Be your own advocate
In a world of increased specialization and fewer “small” GM opportunities, supply chain professionals have to find ways to broaden their experience. In short, aspiring general managers need to own their own development plans.
“Too many of us wait around for the shoulder tap. For some, that’s going to happen, but for most people, particularly in a supply chain role, you’re going to have to outperform. You’re going to have to create your own visibility,” Peters said. “What I tell people is go seek out opportunities yourself. When was the last time you grabbed your counterpart in sales and asked to go on five sales calls? Or sought out the marketing person to talk about how we segment and target prospects? Or talked to the CFO about driving value in the
organization? You don’t have to spend months in a department to show interest and let the CEO know that you want to earn additional responsibility.”

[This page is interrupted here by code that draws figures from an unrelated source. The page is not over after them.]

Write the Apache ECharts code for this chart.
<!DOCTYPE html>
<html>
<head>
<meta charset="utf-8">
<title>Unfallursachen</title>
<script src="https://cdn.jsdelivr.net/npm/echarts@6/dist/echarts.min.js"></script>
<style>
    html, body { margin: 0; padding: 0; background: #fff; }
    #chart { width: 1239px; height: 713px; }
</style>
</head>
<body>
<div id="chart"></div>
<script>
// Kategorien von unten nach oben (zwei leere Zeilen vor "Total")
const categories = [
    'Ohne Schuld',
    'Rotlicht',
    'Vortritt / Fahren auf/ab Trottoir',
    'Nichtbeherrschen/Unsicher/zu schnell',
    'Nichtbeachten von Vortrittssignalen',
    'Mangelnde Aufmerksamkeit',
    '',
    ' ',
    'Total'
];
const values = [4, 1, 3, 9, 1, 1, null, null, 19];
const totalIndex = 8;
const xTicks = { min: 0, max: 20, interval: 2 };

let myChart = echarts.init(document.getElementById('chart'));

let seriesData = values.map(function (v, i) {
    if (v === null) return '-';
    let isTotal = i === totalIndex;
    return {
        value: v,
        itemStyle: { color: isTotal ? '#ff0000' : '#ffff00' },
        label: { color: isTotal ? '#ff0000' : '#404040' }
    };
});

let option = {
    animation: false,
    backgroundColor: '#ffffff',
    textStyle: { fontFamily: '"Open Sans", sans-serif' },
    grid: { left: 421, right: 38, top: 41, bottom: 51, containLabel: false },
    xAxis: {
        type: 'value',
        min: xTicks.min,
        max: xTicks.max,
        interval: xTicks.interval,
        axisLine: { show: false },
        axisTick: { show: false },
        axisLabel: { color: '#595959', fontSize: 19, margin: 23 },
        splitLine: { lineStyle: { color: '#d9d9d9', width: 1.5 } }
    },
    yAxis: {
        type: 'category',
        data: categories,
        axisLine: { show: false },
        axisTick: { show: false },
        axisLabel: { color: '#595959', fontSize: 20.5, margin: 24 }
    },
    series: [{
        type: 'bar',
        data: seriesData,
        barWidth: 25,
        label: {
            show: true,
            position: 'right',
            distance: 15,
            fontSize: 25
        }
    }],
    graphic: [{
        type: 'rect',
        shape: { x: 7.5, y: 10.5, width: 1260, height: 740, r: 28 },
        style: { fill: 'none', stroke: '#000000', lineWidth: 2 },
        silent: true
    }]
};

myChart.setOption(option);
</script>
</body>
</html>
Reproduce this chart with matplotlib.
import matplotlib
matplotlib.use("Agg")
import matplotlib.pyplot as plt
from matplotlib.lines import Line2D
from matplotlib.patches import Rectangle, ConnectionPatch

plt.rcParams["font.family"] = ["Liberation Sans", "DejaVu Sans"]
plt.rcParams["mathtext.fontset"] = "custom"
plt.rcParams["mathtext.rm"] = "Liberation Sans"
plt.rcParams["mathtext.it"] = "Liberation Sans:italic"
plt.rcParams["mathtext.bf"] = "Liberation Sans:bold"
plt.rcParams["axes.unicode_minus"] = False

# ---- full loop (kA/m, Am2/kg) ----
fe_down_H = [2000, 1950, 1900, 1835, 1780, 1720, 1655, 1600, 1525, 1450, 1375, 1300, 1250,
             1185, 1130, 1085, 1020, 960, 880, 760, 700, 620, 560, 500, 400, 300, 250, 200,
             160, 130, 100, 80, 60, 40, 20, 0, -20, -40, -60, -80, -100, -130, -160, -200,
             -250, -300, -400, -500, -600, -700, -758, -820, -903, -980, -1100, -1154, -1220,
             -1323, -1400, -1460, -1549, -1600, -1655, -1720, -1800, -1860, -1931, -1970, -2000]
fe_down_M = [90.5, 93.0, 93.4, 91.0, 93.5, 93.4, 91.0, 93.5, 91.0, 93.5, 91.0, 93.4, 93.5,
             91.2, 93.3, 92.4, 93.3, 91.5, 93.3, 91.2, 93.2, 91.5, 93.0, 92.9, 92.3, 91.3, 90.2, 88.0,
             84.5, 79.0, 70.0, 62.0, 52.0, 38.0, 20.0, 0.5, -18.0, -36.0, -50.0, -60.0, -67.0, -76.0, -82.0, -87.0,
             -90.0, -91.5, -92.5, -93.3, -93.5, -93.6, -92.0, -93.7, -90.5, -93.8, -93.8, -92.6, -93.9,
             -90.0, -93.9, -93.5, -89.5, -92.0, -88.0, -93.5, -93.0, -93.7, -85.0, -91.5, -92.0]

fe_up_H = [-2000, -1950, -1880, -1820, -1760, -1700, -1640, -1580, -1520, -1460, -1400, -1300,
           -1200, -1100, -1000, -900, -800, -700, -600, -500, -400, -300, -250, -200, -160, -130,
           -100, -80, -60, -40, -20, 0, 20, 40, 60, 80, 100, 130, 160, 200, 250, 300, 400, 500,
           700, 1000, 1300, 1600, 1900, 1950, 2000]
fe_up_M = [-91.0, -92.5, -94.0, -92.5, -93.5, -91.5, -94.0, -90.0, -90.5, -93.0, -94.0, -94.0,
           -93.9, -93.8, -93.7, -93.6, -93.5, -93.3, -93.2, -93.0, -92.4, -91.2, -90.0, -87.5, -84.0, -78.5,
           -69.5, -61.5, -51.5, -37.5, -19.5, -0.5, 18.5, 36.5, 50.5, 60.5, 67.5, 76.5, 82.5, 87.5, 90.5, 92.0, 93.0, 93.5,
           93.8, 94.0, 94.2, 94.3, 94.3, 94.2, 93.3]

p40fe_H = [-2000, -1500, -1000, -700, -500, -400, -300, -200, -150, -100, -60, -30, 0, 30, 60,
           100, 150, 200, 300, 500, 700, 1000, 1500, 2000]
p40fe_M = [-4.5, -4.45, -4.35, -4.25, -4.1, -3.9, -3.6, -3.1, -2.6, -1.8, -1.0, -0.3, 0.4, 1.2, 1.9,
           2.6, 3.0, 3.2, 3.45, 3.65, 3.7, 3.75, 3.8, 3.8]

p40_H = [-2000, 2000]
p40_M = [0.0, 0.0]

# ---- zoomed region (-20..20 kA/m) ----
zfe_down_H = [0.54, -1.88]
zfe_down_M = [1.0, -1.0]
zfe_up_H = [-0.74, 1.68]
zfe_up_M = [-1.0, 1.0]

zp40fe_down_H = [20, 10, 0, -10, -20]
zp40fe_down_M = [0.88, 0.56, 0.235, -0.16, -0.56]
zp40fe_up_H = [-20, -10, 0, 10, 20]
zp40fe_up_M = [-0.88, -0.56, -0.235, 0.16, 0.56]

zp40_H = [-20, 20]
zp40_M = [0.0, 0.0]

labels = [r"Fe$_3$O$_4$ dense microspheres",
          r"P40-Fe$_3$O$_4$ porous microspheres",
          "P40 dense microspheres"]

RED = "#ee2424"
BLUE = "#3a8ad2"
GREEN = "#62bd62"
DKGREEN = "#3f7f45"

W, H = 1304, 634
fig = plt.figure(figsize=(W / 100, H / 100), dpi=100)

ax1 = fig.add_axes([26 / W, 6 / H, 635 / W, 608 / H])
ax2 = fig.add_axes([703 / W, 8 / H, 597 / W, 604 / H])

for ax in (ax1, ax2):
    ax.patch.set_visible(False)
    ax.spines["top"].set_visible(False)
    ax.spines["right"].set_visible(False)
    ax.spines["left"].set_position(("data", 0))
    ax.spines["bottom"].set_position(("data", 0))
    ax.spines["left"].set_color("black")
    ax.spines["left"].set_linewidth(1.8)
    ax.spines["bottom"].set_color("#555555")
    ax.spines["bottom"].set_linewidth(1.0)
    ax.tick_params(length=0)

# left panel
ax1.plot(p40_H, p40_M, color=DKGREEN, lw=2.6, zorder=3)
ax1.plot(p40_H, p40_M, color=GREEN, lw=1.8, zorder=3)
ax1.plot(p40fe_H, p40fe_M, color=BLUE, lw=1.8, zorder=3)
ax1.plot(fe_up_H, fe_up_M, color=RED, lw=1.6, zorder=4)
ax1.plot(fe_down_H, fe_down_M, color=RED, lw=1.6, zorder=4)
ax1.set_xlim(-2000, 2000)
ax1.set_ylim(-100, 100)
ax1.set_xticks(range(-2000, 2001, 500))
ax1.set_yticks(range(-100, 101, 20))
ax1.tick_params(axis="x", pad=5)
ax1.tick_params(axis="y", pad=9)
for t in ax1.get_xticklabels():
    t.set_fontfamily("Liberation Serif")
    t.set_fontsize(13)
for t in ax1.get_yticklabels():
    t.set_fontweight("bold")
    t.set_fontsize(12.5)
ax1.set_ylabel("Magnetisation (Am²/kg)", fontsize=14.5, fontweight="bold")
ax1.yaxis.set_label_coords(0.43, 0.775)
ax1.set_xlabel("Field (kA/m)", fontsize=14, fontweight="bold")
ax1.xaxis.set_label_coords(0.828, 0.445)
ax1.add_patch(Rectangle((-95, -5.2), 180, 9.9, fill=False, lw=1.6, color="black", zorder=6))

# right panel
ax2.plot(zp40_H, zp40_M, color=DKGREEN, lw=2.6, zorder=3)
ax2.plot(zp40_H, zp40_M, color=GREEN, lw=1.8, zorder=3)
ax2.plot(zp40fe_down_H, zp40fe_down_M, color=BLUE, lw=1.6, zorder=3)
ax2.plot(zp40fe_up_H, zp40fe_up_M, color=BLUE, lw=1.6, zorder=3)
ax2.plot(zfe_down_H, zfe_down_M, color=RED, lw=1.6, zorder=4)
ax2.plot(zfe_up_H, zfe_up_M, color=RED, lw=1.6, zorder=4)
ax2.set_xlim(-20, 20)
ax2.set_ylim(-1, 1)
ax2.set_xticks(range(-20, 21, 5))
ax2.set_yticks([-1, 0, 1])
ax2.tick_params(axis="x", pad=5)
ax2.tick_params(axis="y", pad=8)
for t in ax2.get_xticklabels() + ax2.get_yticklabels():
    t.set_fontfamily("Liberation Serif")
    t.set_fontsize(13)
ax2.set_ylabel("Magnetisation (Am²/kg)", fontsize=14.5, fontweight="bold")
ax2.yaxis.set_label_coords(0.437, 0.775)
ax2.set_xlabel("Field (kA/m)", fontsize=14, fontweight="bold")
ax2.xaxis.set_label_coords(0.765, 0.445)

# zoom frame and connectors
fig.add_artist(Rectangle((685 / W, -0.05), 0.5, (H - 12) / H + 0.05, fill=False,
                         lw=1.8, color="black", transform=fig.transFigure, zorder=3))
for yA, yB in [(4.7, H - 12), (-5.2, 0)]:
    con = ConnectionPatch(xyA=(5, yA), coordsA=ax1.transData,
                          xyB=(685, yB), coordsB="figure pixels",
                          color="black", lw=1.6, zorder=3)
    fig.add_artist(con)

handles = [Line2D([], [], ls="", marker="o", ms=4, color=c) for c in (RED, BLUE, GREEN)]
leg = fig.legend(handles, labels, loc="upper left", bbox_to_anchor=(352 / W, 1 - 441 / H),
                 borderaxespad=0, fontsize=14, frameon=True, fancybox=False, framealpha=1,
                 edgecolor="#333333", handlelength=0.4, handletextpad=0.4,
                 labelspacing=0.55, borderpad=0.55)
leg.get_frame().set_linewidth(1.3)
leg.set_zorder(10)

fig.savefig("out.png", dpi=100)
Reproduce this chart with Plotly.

Finally, signal your interest in broadening your responsibilities in an overt way. Make sure you have at least an annual conversation with your boss about your career and the opportunities that interest you. “If you are performing well in your role today, you need to be having those conversations and let people know that you’re open and flexible to take on different opportunities and that you have a burning desire to learn,” advised Tanner.
Seek out mentors
A mentor can serve as a source of learning or an advocate at a key moment in your career. Katz
credits early mentors with both: instilling in him a general management perspective on the business
and opening the doors to new opportunities. One early mentor encouraged him to find and tackle
the unmet needs of the organization that don’t fit neatly into a functional silo — a philosophy that helped raise his profile as general management material and that he passes on today. “Get yourself involved in the thing that nobody else is doing that gives you experience and shows the organization that you’re willing to solve a problem that nobody else is working on,” he said.
Some organizations have formal mentorship programs, but the best relationships tend to be those where chemistry develops between the mentor and mentee, executives said. Finding mentors in other functions can also be beneficial for broadening your perspective and widening your network. A strong sponsor also can be a powerful force in overcoming the cultural inertia that can prevent a supply chain executive from moving into general management.
Build strong teams
The ability to build diverse, high-performing teams is the hallmark of any effective leader. A good leader has confidence and a healthy sense of self, surrounds himself or herself with good people, and invests in them through mentoring and training. Successful general managers are able to create an integrated team of highly trusted individuals from different disciplines who come together to create something larger than themselves. GMs coming from supply chain will want to surround themselves with exceptional marketing, sales and finance talent in particular, according to the executives we interviewed. In fact, one supply chain leader we know routinely recruits strong marketers into the supply chain team, which helps cross-pollinate ideas and inject a commercial mindset into the function. These individuals also can serve as evangelists for
supply chain in other functions and business units.
If they spent much of their career in very structured, authoritative environments, supply chain leaders may need to adjust their management style to reflect today’s more collaborative, transparent work styles.
“A lot of people who are my age and grew up in supply chain are very authoritative,” said Leighton. “If you think you are going to be successful running a $5 billion company by being authoritative and top-down in a highly complex industry, it doesn’t work, especially given the change in attitudes of today’s workforce.”
“What do I need to do to make the leap into general management?” It is a question we are asked often by supply chain leaders. The supply chain executives who are able to make the transition to a GM role have an insatiable interest in the business and its customers. They identify the gaps in their knowledge base and proactively seek assignments, projects and opportunities that will broaden their experience and perspectives. Finally, when general management opportunities arise, they choose the businesses they can be passionate about and the roles that best leverage their expertise.